Let's take the second one first.  Doctrine 2015, designed by some smart people at the Army's School for Advanced Military Studies at Fort Leavenworth, is a complete overhaul of Army doctrine.  Up until about a year ago, all Army doctrine existed in field manuals, called FMs.  In 2009, at a Doctrine Re-engineering Conference at Fort Leavenworth, it was decided that there were too many FMs and that something must be done.  What was done was to create a second class of doctrine, less general in applicability, and more oriented to narrower specialties, and call them Army Tactics, Techniques, and Procedures, or ATTPs for short.  In Signal doctrine, for example, this change caused FM 6-02.53 Tactical Radio Operations to become ATTP 6-02.53 Tactical Radio Operations.  This kind of change, obviously cosmetic, has been occurring across all Army proponents for about the past year now.  It was the Intellectual Center of Army's first stab at what then-TRADOC Commander, General Martin Dempsey was looking for--fewer and better written manuals that were more relevant and more easily updated to reflect the realities of the modern operational environment.
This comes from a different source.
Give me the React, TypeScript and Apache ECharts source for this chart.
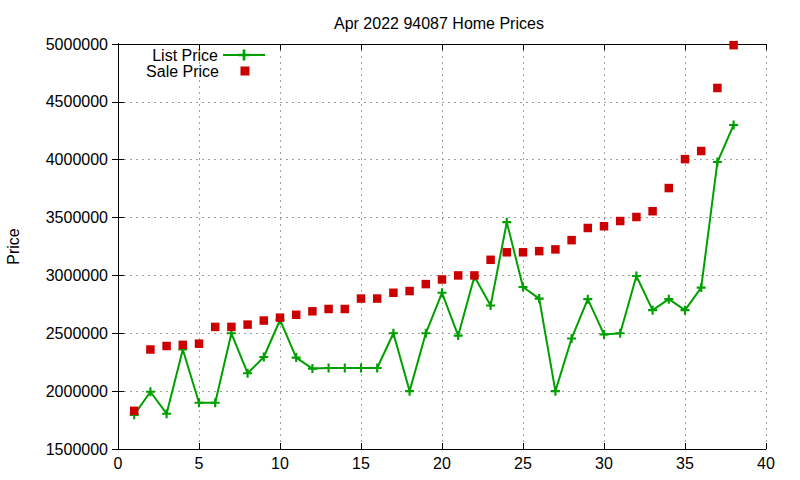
import { useEffect, useRef } from 'react';
import * as echarts from 'echarts';

// sale index (1..38) and prices
const saleIndex = [
  1, 2, 3, 4, 5, 6, 7, 8, 9, 10, 11, 12, 13, 14, 15, 16, 17, 18, 19,
  20, 21, 22, 23, 24, 25, 26, 27, 28, 29, 30, 31, 32, 33, 34, 35, 36, 37, 38,
];
const listPrices = [
  1795000, 1995000, 1805000, 2360000, 1900000, 1900000, 2500000, 2155000, 2295000, 2615000,
  2290000, 2195000, 2200000, 2200000, 2200000, 2200000, 2500000, 2000000, 2500000, 2850000,
  2480000, 2990000, 2740000, 3460000, 2900000, 2800000, 2000000, 2455000, 2795000, 2490000,
  2500000, 2995000, 2700000, 2795000, 2700000, 2895000, 3980000, 4300000,
];
const salePrices = [
  1830000, 2360000, 2390000, 2400000, 2410000, 2555000, 2555000, 2575000, 2610000, 2635000,
  2660000, 2690000, 2710000, 2710000, 2800000, 2800000, 2850000, 2865000, 2925000, 2965000,
  3000000, 3000000, 3135000, 3200000, 3200000, 3210000, 3225000, 3305000, 3410000, 3425000,
  3470000, 3505000, 3555000, 3755000, 4005000, 4075000, 4620000, 4990000,
];

const FONT = '"Liberation Sans", Arial, sans-serif';
const PLUS = 'path://M3.8,0h2.4v3.8h3.8v2.4h-3.8v3.8h-2.4v-3.8h-3.8v-2.4h3.8z';
// square in the middle of a 42x9 box, so the legend icon is not stretched
const SQUARE_ICON = 'path://M0,0L0,0.01M42,9L42,8.99M16.5,0h9v9h-9z';

export default function App() {
  const chartRef = useRef<HTMLDivElement>(null);

  useEffect(() => {
    if (!chartRef.current) return;
    const chart = echarts.init(chartRef.current, undefined, { renderer: 'svg' });

    const listData = saleIndex.map((x, i) => [x, listPrices[i]]);
    const saleData = saleIndex.map((x, i) => [x, salePrices[i]]);

    const axisLine = { show: true, lineStyle: { color: '#000', width: 1 } };
    const tick = { show: true, inside: true, length: 6, lineStyle: { color: '#000' } };
    const grid = { show: true, lineStyle: { color: '#a0a0a0', width: 1, type: [2, 4] } };

    chart.setOption({
      animation: false,
      backgroundColor: '#fff',
      textStyle: { fontFamily: FONT },
      title: {
        text: 'Apr 2022 94087 Home Prices',
        left: 329,
        top: 10,
        textStyle: { color: '#000', fontSize: 16, fontWeight: 'normal', fontFamily: FONT },
      },
      legend: [
        {
          data: ['List Price'],
          right: 529,
          top: 42,
          itemWidth: 42,
          itemHeight: 14,
          itemGap: 8,
          textStyle: { color: '#000', fontSize: 16, fontFamily: FONT },
          align: 'right',
        },
        {
          data: [{ name: 'Sale Price', icon: SQUARE_ICON }],
          right: 529,
          top: 58,
          itemWidth: 42,
          itemHeight: 9,
          textStyle: { color: '#000', fontSize: 16, fontFamily: FONT },
          align: 'right',
        },
      ],
      grid: { left: 118, right: 34, top: 44, bottom: 31, containLabel: false, outerBoundsMode: 'none' },
      xAxis: [
        {
          type: 'value',
          position: 'bottom',
          min: 0,
          max: 40,
          interval: 5,
          axisLine,
          axisTick: tick,
          splitLine: grid,
          axisLabel: { color: '#000', fontSize: 16, margin: 6, fontFamily: FONT },
        },
        {
          type: 'value',
          position: 'top',
          min: 0,
          max: 40,
          interval: 5,
          axisLine,
          axisTick: tick,
          splitLine: { show: false },
          axisLabel: { show: false },
        },
      ],
      yAxis: [
        {
          type: 'value',
          position: 'left',
          min: 1500000,
          max: 5000000,
          interval: 500000,
          name: 'Price',
          nameLocation: 'middle',
          nameGap: 97,
          nameTextStyle: { color: '#000', fontSize: 16, fontFamily: FONT },
          axisLine,
          axisTick: tick,
          splitLine: grid,
          axisLabel: {
            color: '#000',
            fontSize: 16,
            margin: 10,
            fontFamily: FONT,
            formatter: (v: number) => String(v),
          },
        },
        {
          type: 'value',
          position: 'right',
          min: 1500000,
          max: 5000000,
          interval: 500000,
          axisLine,
          axisTick: tick,
          splitLine: { show: false },
          axisLabel: { show: false },
        },
      ],
      series: [
        {
          name: 'List Price',
          type: 'line',
          data: listData,
          symbol: PLUS,
          symbolSize: 9,
          showAllSymbol: true,
          lineStyle: { color: '#00a000', width: 2 },
          itemStyle: { color: '#00a000' },
          z: 2,
        },
        {
          name: 'Sale Price',
          type: 'scatter',
          data: saleData,
          symbol: 'rect',
          symbolSize: 8.5,
          itemStyle: { color: '#cc0000', opacity: 1 },
          z: 3,
        },
      ],
    });

    return () => {
      chart.dispose();
    };
  }, []);

  return (
    <div
      ref={chartRef}
      style={{ position: 'absolute', left: 0, top: 0, width: 800, height: 480 }}
    />
  );
}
The Doctrine 2015 concept will create five separate classes of publications (see chart).  First, at the top of the pyramid, so to speak, will be Army Doctrinal Publications.  In Army shorthand, these will be called ADPs.  ADPs are intended to set forth nothing but the absolute fundamentals of given discipline ... in no more than ten pages!  Take FM 3-0 for example (which, under the plan would become ADP 3-0 by 2015).  The 2008 version was 220 pages.  Change One to the 2008 version, published in March of this year, was 175 pages.  A March/April draft of the revision due out this fall was whittled down to just 75 pages.  A second draft, staffed out to Army commands, schools, and centers in May, was designed along the Doctrine 2015 model.  It was only 10 pages long.  One of the big questions that the generals will be answering at next week's FM 3-0 Revision General Officer Review Board, or GORB, is whether that 10-page limit is cutting it too thin.

Of course, the idea is not to simply throw away 210 pages worth of doctrinal content, using the 2008 version as a benchmark, but to use that material to develop the other classes of doctrinal publications.  The second tier of those publications, right after the ADPs, are educational support packages.  It is apparent from the graphic that these will eventually have some range of multi-media features.  For now, however, they don't exist except in conceptual form--though I understand that a draft ESP to complement ADP 3-0 has already been developed.  Who will develop these and what will they contain is still undecided.

Field manuals will comprise the third tier.  But there will be only fifty of them, each limited to 200 pages, for now, but that will probably come down over time.  In terms of Signal doctrine, there will be an FM for Signal Operations.  FM 6-02 Signal Operations, under development now, will probably fit that bill.  Another FM covering cyberspace/electromagnetic activities will be written, but who will write it and what it's actual scope will be has still to be worked out.

Techniques are next.  These will not be considered doctrinal publications.  They will be "wikis," accessed, updated, and maintained on the web.  At present, they only exist in theory.

Finally, a fifth class of publications will be applications.  These, too, have to be developed from scratch.  Interactive media, podcasts, and mobile computing applications are some of the ideas that have been floated for this class.

Look for an update after the 15 June GORB.  Should be interesting.